How Is Your Posture?

Webster’s New World Medical Dictionary describes “neutral posture” as the position which is attained “when the joints are not bent and the spine is aligned and not twisted.” The back will not be strained when good posture is used. It is lined up, as it should be and is not causing any undue pressure on the joints and ligaments of the back.

Although many don’t consider it, incorrect posture can cause many health problems. In fact, many get used to the pain associated with poor posture, rather than making the necessary corrections. Back pain continues, sometimes causing irreparable damage to the structure of the spine. Usually, these problems can be corrected by correcting posture and using office ergonomics, particularly for those who need to sit at their jobs most of the day.

400 pounds of pressure is put on your lower back when you sit in a chair. No wonder people have back problems, when you consider how they sit sideways, lean over and tilt to the side while working at their desks. Add other problems such as a chair with no support, poor lighting and lack of movement, and you are in for major back complaints.

It will help if you can keep the back aligned while both standing and sitting. All the way from the hips up to the head, your body’s weight should be evenly distributed by using good posture. Crossing the legs, tilting the head forward, or leaning to one side can all cause the spine to be uneven and cause undue strain on the back.

Our bodies were made to move, so the body can only sit for so long and remain healthy. If you will exercise, it will help prevent many of your health problems and will help you keep a good posture throughout the day. Walking, bicycling and swimming are all especially helpful in keeping the body conditioned while strengthening muscles.

While working at your desk, it’s important to change positions often. Muscles get weary and then slouching and poor posture begins to occur. By moving about more often, the muscles are stimulated and don’t have the tendency to become lethargic. It can be helpful to set a timer to remind you to get up and move about.

Regardless of what you are doing throughout the day, be sure and remember to maintain good posture and good ergonomic principles. Do not cradle the phone between your shoulder and ear, but keep your head up straight. In order to keep the muscles strong when typing, use support under your hands and wrists. When lifting heavy objects, be sure and bend at the knees and especially avoid twisting your back which can result in back injury.

It’s important to wear good footwear when standing. Although many women like high-heeled shoes, they affect the center of gravity for the body and give it an incorrect alignment. This puts pressure on the back and legs and negatively affects good posture. A rubber mat on the floor, when standing for long periods of time, can help absorb some of the weight and provide comfort.

If you have not yet invested in an ergonomic desk and ergonomic chair, you need to. These products are made to give your body the support it needs while you work. Other ergonomic items that can be helpful are lumbar back supports, footrests, and even a small pillow in the small of the back to give support.

A whole new set of problems can develop by working at a computer all day long. Do not twist, bend, turn or do alot of reaching whle you work at your desk and be sure to use good lighting to save your eyesight. Taking the time to gently stretch your arms, hands and wrists can help them stay limber and avoid the strain from overwork and overuse. The items that you use most often need to be placed near you so you can reach them easily, without stretching. Personalize your space so that it works best for you and your body.

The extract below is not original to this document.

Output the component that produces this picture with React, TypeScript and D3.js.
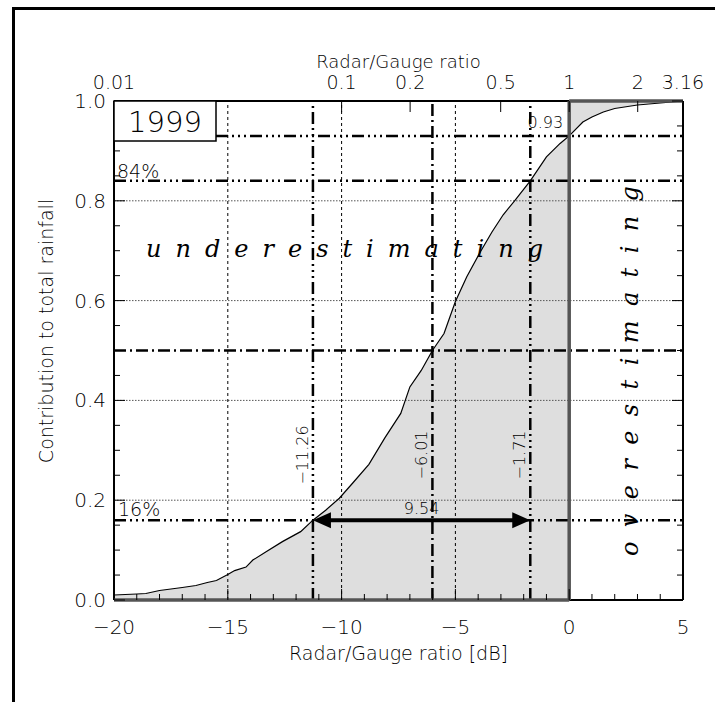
import React from 'react';
import * as d3 from 'd3';

// Cumulative contribution to total rainfall vs radar/gauge ratio (dB), 1999
const DB = [-20, -19.5, -19, -18.6, -18, -17.5, -17, -16.4, -15.9, -15.5, -15, -14.7, -14.2, -13.9, -13.3, -12.6, -11.8, -11.26, -10.7, -10.1, -9.5, -8.8, -8.1, -7.4, -7.0, -6.5, -6.01, -5.5, -5.0, -4.5, -3.9, -3.4, -2.9, -2.4, -1.71, -1.0, -0.4, 0, 0.6, 1.0, 1.5, 2.0, 3.0, 4.0, 5.0];
const FRACTION = [0.010, 0.011, 0.012, 0.013, 0.019, 0.022, 0.025, 0.029, 0.035, 0.039, 0.051, 0.059, 0.066, 0.080, 0.097, 0.117, 0.137, 0.160, 0.180, 0.204, 0.235, 0.272, 0.325, 0.374, 0.427, 0.460, 0.500, 0.534, 0.598, 0.648, 0.698, 0.737, 0.772, 0.800, 0.840, 0.888, 0.915, 0.930, 0.958, 0.968, 0.978, 0.985, 0.992, 0.996, 1.0];

const X_MAJOR = [-20, -15, -10, -5, 0, 5];
const Y_MAJOR = [0, 0.2, 0.4, 0.6, 0.8, 1.0];
const Y_LABELS = ['0.0', '0.2', '0.4', '0.6', '0.8', '1.0'];
const RATIO_TICKS = [0.01, 0.1, 0.2, 0.5, 1, 2, 3.16];
const RATIO_LABELS = ['0.01', '0.1', '0.2', '0.5', '1', '2', '3.16'];
const GRID_DB = [-15, -10, -5];
const GRID_FRAC = [0.2, 0.4, 0.6, 0.8];

const QUANTILE_LEVELS = [0.16, 0.5, 0.84];
const QUANTILE_DB = [-11.26, -6.01, -1.71];
const QUANTILE_LABELS = ['\u221211.26', '\u22126.01', '\u22121.71'];
const SPREAD_LABEL = '9.54';
const FRAC_AT_UNITY = 0.93;
const FRAC_AT_UNITY_LABEL = '0.93';
const YEAR = '1999';

const W = 715;
const H = 702;
const SANS = "'DejaVu Sans', sans-serif";
const SERIF = "'DejaVu Serif', 'Liberation Serif', serif";
const DASH_DOT = '12 4 2 4';
const DASH_DOT3 = '12 4 2 4 2 4 2 4';

export default function App() {
  const x = d3.scaleLinear().domain([-20, 5]).range([114, 683]);
  const y = d3.scaleLinear().domain([0, 1]).range([600, 101]);
  const [x0, x1] = x.range();
  const [yb, yt] = y.range();

  const pts = DB.map((d, i) => [d, FRACTION[i]] as [number, number]);
  const under = pts.filter((p) => p[0] <= 0);
  const over = pts.filter((p) => p[0] >= 0);

  const areaUnder = d3.area<[number, number]>().x((p) => x(p[0])).y0(y(0)).y1((p) => y(p[1]))(under) || '';
  const areaOver = d3.area<[number, number]>().x((p) => x(p[0])).y0(y(1)).y1((p) => y(p[1]))(over) || '';
  const curve = d3.line<[number, number]>().x((p) => x(p[0])).y((p) => y(p[1]))(pts) || '';

  const minorX = d3.range(-20, 5.001, 1);
  const minorY = d3.range(0, 1.0001, 0.05);
  const ratioX = (r: number) => x(10 * Math.log10(r));

  const lo = x(QUANTILE_DB[0]);
  const hi = x(QUANTILE_DB[2]);
  const ya = y(QUANTILE_LEVELS[0]);

  return (
    <svg width={W} height={H} style={{ position: 'absolute', left: 0, top: 0, background: '#fff' }}>
      {/* outer frame */}
      <path d={`M13.5,${H + 5} L13.5,8.5 L${W + 5},8.5`} fill="none" stroke="#000" strokeWidth={3} />

      {/* shaded contributions */}
      <path d={areaUnder} fill="#dedede" />
      <path d={areaOver} fill="#dedede" />

      {/* grid */}
      {GRID_FRAC.map((v) => (
        <line key={'gy' + v} x1={x0} x2={x1} y1={y(v)} y2={y(v)} stroke="#555" strokeWidth={1} strokeDasharray="1.5 1.5" />
      ))}
      {GRID_DB.map((v) => (
        <line key={'gx' + v} x1={x(v)} x2={x(v)} y1={yb} y2={yt} stroke="#000" strokeWidth={1} strokeDasharray="3 3" />
      ))}

      {/* quantile reference lines */}
      {QUANTILE_LEVELS.map((v, i) => (
        <line key={'qh' + v} x1={x0} x2={x1} y1={y(v)} y2={y(v)} stroke="#000" strokeWidth={2.5}
          strokeDasharray={i === 1 ? DASH_DOT : DASH_DOT3} />
      ))}
      <line x1={x0} x2={x1} y1={y(FRAC_AT_UNITY)} y2={y(FRAC_AT_UNITY)} stroke="#000" strokeWidth={2.5} strokeDasharray={DASH_DOT3} />
      {QUANTILE_DB.map((v, i) => (
        <line key={'qv' + v} x1={x(v)} x2={x(v)} y1={yb} y2={yt} stroke="#000" strokeWidth={2.5}
          strokeDasharray={i === 1 ? DASH_DOT : DASH_DOT3} />
      ))}

      {/* cumulative curve */}
      <path d={curve} fill="none" stroke="#000" strokeWidth={1.2} />

      {/* axes frame */}
      <line x1={x0} x2={x0} y1={yb} y2={yt} stroke="#000" strokeWidth={2} />
      <line x1={x1} x2={x1} y1={yb} y2={yt} stroke="#000" strokeWidth={2} />
      <line x1={x0} x2={x(0)} y1={yt} y2={yt} stroke="#000" strokeWidth={2} />
      <line x1={x(0)} x2={x1} y1={yb} y2={yb} stroke="#000" strokeWidth={2} />
      <line x1={x0} x2={x(0)} y1={yb} y2={yb} stroke="#555" strokeWidth={3.5} />
      <line x1={x(0)} x2={x(0)} y1={yb} y2={yt} stroke="#555" strokeWidth={3.5} />
      <line x1={x(0)} x2={x1} y1={yt} y2={yt} stroke="#555" strokeWidth={3.5} />

      {/* ticks */}
      {minorX.map((v) => (
        <line key={'tx' + v} x1={x(v)} x2={x(v)} y1={yb} y2={yb - (X_MAJOR.includes(v) ? 11 : 6)} stroke="#000" strokeWidth={1} />
      ))}
      {minorY.map((v, i) => (
        <g key={'ty' + i}>
          <line x1={x0} x2={x0 + (i % 4 === 0 ? 11 : 6)} y1={y(v)} y2={y(v)} stroke="#000" strokeWidth={1} />
          <line x1={x1} x2={x1 - (i % 4 === 0 ? 11 : 6)} y1={y(v)} y2={y(v)} stroke="#000" strokeWidth={1} />
        </g>
      ))}
      {RATIO_TICKS.map((r) => (
        <line key={'tr' + r} x1={ratioX(r)} x2={ratioX(r)} y1={yt} y2={yt + 11} stroke="#000" strokeWidth={1} />
      ))}

      {/* tick labels */}
      <g fontFamily={SANS} fontWeight={200} fontSize={20} fill="#000">
        {X_MAJOR.map((v) => (
          <text key={'lx' + v} x={x(v)} y={634} textAnchor="middle">{v < 0 ? '\u2212' + Math.abs(v) : String(v)}</text>
        ))}
        {Y_MAJOR.map((v, i) => (
          <text key={'ly' + v} x={106} y={y(v) + 7} textAnchor="end">{Y_LABELS[i]}</text>
        ))}
        {RATIO_TICKS.map((r, i) => (
          <text key={'lr' + r} x={ratioX(r)} y={89} fontSize={19} textAnchor="middle">{RATIO_LABELS[i]}</text>
        ))}
      </g>

      {/* axis titles */}
      <g fontFamily={SANS} fontWeight={200} fontSize={19} fill="#000">
        <text x={(x0 + x1) / 2} y={660} textAnchor="middle">Radar/Gauge ratio [dB]</text>
        <text x={(x0 + x1) / 2} y={68} fontSize={18} textAnchor="middle">Radar/Gauge ratio</text>
        <text transform={`translate(53,331) rotate(-90)`} textAnchor="middle">Contribution to total rainfall</text>
      </g>

      {/* year box */}
      <rect x={x0} y={yt} width={102} height={40} fill="#fff" stroke="#000" strokeWidth={1.5} />
      <text x={x0 + 51} y={yt + 31} textAnchor="middle" fontFamily={SANS} fontWeight={200} fontSize={29}>{YEAR}</text>

      {/* annotations */}
      <g fontFamily={SANS} fontWeight={200} fill="#000">
        <text x={117} y={y(0.84) - 3} fontSize={19}>84%</text>
        <text x={118} y={y(0.16) - 4} fontSize={19}>16%</text>
        <text x={x(0) - 6} y={y(FRAC_AT_UNITY) - 8} fontSize={16} textAnchor="end">{FRAC_AT_UNITY_LABEL}</text>
        {QUANTILE_DB.map((v, i) => (
          <text key={'ql' + v} transform={`translate(${x(v) - 5},455) rotate(-90)`} fontSize={16} textAnchor="middle">{QUANTILE_LABELS[i]}</text>
        ))}
        <text x={(lo + hi) / 2} y={ya - 6} fontSize={16} textAnchor="middle">{SPREAD_LABEL}</text>
      </g>

      {/* spread arrow */}
      <line x1={lo + 14} x2={hi - 14} y1={ya} y2={ya} stroke="#000" strokeWidth={4} />
      <path d={`M${lo},${ya} L${lo + 18},${ya - 8} L${lo + 18},${ya + 8} Z`} fill="#000" />
      <path d={`M${hi},${ya} L${hi - 18},${ya - 8} L${hi - 18},${ya + 8} Z`} fill="#000" />

      {/* region labels */}
      <text x={146} y={257} fontFamily={SERIF} fontStyle="italic" fontSize={24} textLength={397} lengthAdjust="spacing">underestimating</text>
      <text transform="translate(638,556) rotate(-90)" fontFamily={SERIF} fontStyle="italic" fontSize={24} textLength={370} lengthAdjust="spacing">overestimating</text>
    </svg>
  );
}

Do not overdo good posture and ergonomics. “Neutral posture” is a relaxed position, not one that is stiff and strained. Your muscles should be relaxed and able to move easily and smoothly. When you have had back problems, it’s easy to over-compensate by avoiding any movement or sitting in one stationery position. However, this does not help your back to heal any faster and will, in fact, cause more problems. Once again, your back muscles will be strained from lack of movement. Don’t overprotect, but use common sense and slowly add more movement after dealing with strained muscles problems.

Last, but not least, be aware of warning signs of poor posture and muscle strain. Do not ignore the pain, hoping it will go away on its own. Often, just a simple change in the position of your chair or desk or moving things around can help you find relief. A new job, a new chair, or even a new keyboard can bring on new areas of stress to your body. Take things slowly and be flexible as your body tries to adjust to new products and places. With some time and effort, you can consciously improve your posture and ultimately your overall health.